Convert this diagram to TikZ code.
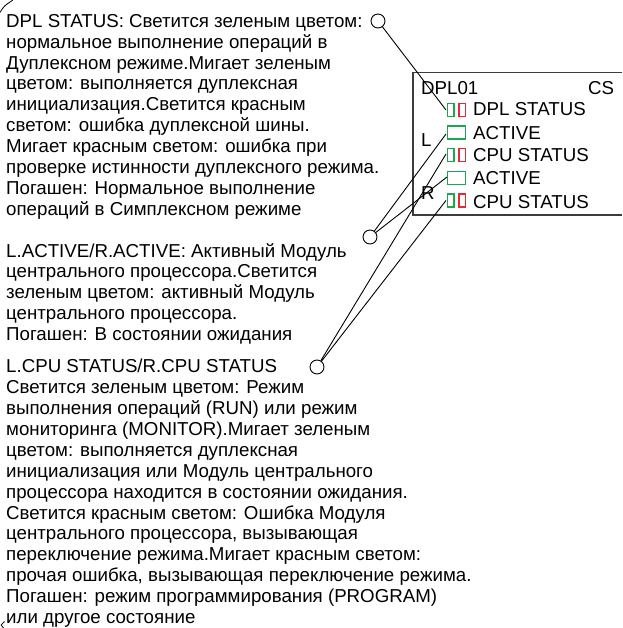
\documentclass[tikz,border=0pt]{standalone}
\usepackage{fontspec}
\setmainfont{Liberation Sans}
\definecolor{ledgreen}{RGB}{30,165,80}
\definecolor{ledred}{RGB}{232,40,50}
\definecolor{boxgray}{RGB}{60,60,60}
\begin{document}
\begin{tikzpicture}[x=1pt,y=-1pt,
  txt/.style={font=\fontsize{18.7}{20.9}\selectfont, inner sep=0pt, align=left, anchor=north west},
  lbl/.style={font=\fontsize{18.7}{22}\selectfont, inner sep=0pt, anchor=base west},
  callout/.style={circle, draw, line width=0.9pt, minimum size=14pt, inner sep=0pt},
  conn/.style={line width=0.9pt},
  ledg/.style={draw=ledgreen, line width=1.5pt, inner sep=0pt, minimum width=6.5pt, minimum height=13pt},
  ledr/.style={draw=ledred, line width=1.5pt, inner sep=0pt, minimum width=6.5pt, minimum height=13pt},
  leda/.style={draw=ledgreen, line width=1.5pt, inner sep=0pt, minimum width=18pt, minimum height=13pt},
  boxline/.style={draw=boxgray, line width=1.3pt}]
\useasboundingbox (0,0) rectangle (622,628);

% crop marks
\draw[line width=0.8pt] (0,12.5) .. controls (4,6) .. (13,0);
\draw[line width=0.8pt] (4.5,621.5) -- (1.2,625) -- (3.5,628);

% text blocks
\node[txt] (t1) at (6,14) {DPL STATUS: Светится зеленым цветом:\\
нормальное выполнение операций в\\
Дуплексном режиме.Мигает зеленым\\
цветом: выполняется дуплексная\\
инициализация.Светится красным\\
светом: ошибка дуплексной шины.\\
Мигает красным светом: ошибка при\\
проверке истинности дуплексного режима.\\
Погашен: Нормальное выполнение\\
операций в Симплексном режиме};

\node[txt] (t2) at (6,243) {L.ACTIVE/R.ACTIVE: Активный Модуль\\
центрального процессора.Светится\\
зеленым цветом: активный Модуль\\
центрального процессора.\\
Погашен: В состоянии ожидания};

\node[txt] (t3) at (6,359) {L.CPU STATUS/R.CPU STATUS\\
Светится зеленым цветом: Режим\\
выполнения операций (RUN) или режим\\
мониторинга (MONITOR).Мигает зеленым\\
цветом: выполняется дуплексная\\
инициализация или Модуль центрального\\
процессора находится в состоянии ожидания.\\
Светится красным светом: Ошибка Модуля\\
центрального процессора, вызывающая\\
переключение режима.Мигает красным светом:\\
прочая ошибка, вызывающая переключение режима.\\
Погашен: режим программирования (PROGRAM)\\
или другое состояние};

% module box (open on the right)
\coordinate (bxTR) at (622,72.5);
\coordinate (bxTL) at (413,72.5);
\coordinate (bxBL) at (413,215);
\coordinate (bxBR) at (622,215);
\draw[boxline] (bxTR) -- (bxTL) -- (bxBL) -- (bxBR);

\node[lbl] (dpl01) at (421,95) {DPL01};
\node[lbl] (cs) at (588,95) {CS};
\node[lbl] (lL) at (421,147) {L};
\node[lbl] (lR) at (421,200) {R};

% LEDs
\node[ledg] (g1) at (450.5,110) {};
\node[ledr] (r1) at (462,110) {};
\node[leda] (a1) at (456.5,132.5) {};
\node[ledg] (g2) at (450.5,155) {};
\node[ledr] (r2) at (462,155) {};
\node[leda] (a2) at (456.5,178) {};
\node[ledg] (g3) at (450.5,200.5) {};
\node[ledr] (r3) at (462,200.5) {};

\node[lbl] (s1) at (473,116) {DPL STATUS};
\node[lbl] (s2) at (473,140) {ACTIVE};
\node[lbl] (s3) at (473,162) {CPU STATUS};
\node[lbl] (s4) at (473,185) {ACTIVE};
\node[lbl] (s5) at (473,208) {CPU STATUS};

% callout circles
\node[callout] (c1) at (378,21) {};
\node[callout] (c2) at (370,237) {};
\node[callout] (c3) at (317,367) {};

\coordinate (e1) at (446,110);
\coordinate (e2) at (446,134);
\coordinate (e3) at (446,154);
\coordinate (e4) at (447,177);
\coordinate (e5) at (446,200.5);

\draw[conn] (c1) -- (e1);
\draw[conn] (c2) -- (e2);
\draw[conn] (c2) -- (e4);
\draw[conn] (c3) -- (e3);
\draw[conn] (c3) -- (e5);
\end{tikzpicture}
\end{document}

→ TASK STATEMENT
Write out again exactly the lines from the start of the data above through the line containing "Погашен: В состоянии", inclusive, excluding any pictures.

→ ANSWER IN FULL
Convert this diagram to TikZ code.
\documentclass[tikz,border=0pt]{standalone}
\usepackage{fontspec}
\setmainfont{Liberation Sans}
\definecolor{ledgreen}{RGB}{30,165,80}
\definecolor{ledred}{RGB}{232,40,50}
\definecolor{boxgray}{RGB}{60,60,60}
\begin{document}
\begin{tikzpicture}[x=1pt,y=-1pt,
  txt/.style={font=\fontsize{18.7}{20.9}\selectfont, inner sep=0pt, align=left, anchor=north west},
  lbl/.style={font=\fontsize{18.7}{22}\selectfont, inner sep=0pt, anchor=base west},
  callout/.style={circle, draw, line width=0.9pt, minimum size=14pt, inner sep=0pt},
  conn/.style={line width=0.9pt},
  ledg/.style={draw=ledgreen, line width=1.5pt, inner sep=0pt, minimum width=6.5pt, minimum height=13pt},
  ledr/.style={draw=ledred, line width=1.5pt, inner sep=0pt, minimum width=6.5pt, minimum height=13pt},
  leda/.style={draw=ledgreen, line width=1.5pt, inner sep=0pt, minimum width=18pt, minimum height=13pt},
  boxline/.style={draw=boxgray, line width=1.3pt}]
\useasboundingbox (0,0) rectangle (622,628);

% crop marks
\draw[line width=0.8pt] (0,12.5) .. controls (4,6) .. (13,0);
\draw[line width=0.8pt] (4.5,621.5) -- (1.2,625) -- (3.5,628);

% text blocks
\node[txt] (t1) at (6,14) {DPL STATUS: Светится зеленым цветом:\\
нормальное выполнение операций в\\
Дуплексном режиме.Мигает зеленым\\
цветом: выполняется дуплексная\\
инициализация.Светится красным\\
светом: ошибка дуплексной шины.\\
Мигает красным светом: ошибка при\\
проверке истинности дуплексного режима.\\
Погашен: Нормальное выполнение\\
операций в Симплексном режиме};

\node[txt] (t2) at (6,243) {L.ACTIVE/R.ACTIVE: Активный Модуль\\
центрального процессора.Светится\\
зеленым цветом: активный Модуль\\
центрального процессора.\\
Погашен: В состоянии ожидания};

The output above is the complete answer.